Former West Ham player Julian Dicks tried his luck as a pro golfer after hanging up his boots but Telfer, pictured below, said: "The standard between a good amateur to even a pro on the Challenge Tour is massive. Richard Bland, who has qualified for this week's US Open, is a member of my club, and I've played with him a few times – the difference is like night and day."

Asked who he reckoned are the best golfers amongst the footballing fraternity, Telfer continued: "Callum Davidson (the former Scotland defender who started his career at St Johnstone and is now at Preston) is a good player while Matt le Tissier, another Stoneham member, is off five or six, I think. The worst thing about football players is that very few are actually members of golf clubs yet all seem to play off ten – that seems to be the magic number – and hit it very well."

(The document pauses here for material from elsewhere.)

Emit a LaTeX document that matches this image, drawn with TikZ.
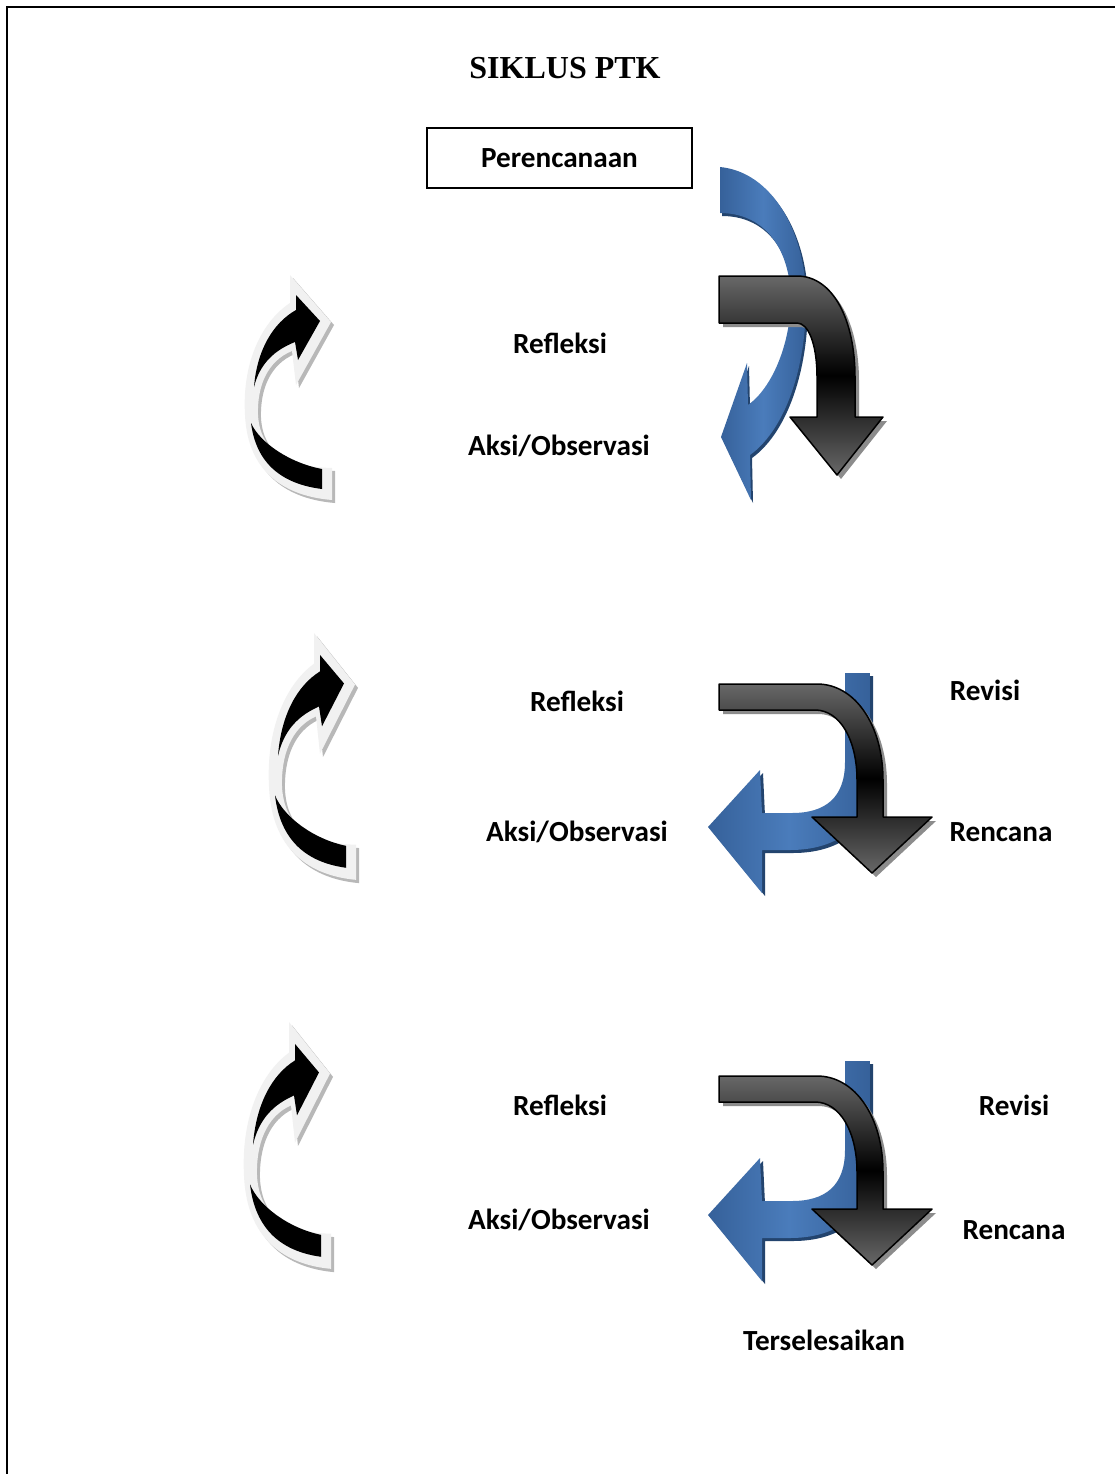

Strachan himself is partial to a game and Telfer added: "He's another bandit off nine or ten!"

According to one of his playing partners at the weekend, Telfer, who shot rounds of 75 and 72 – he had four 3s on the trot in the latter but paid the price for a triple-bogey 7 at the fourth – is just as useful with a golf club in his hands as he was with a ball at his feet.

"He's a great ball striker and you can also tell he's been a professional athlete," said Doug Ross, a Royal Burgess member. "All that let him down was that he didn't know the course that well."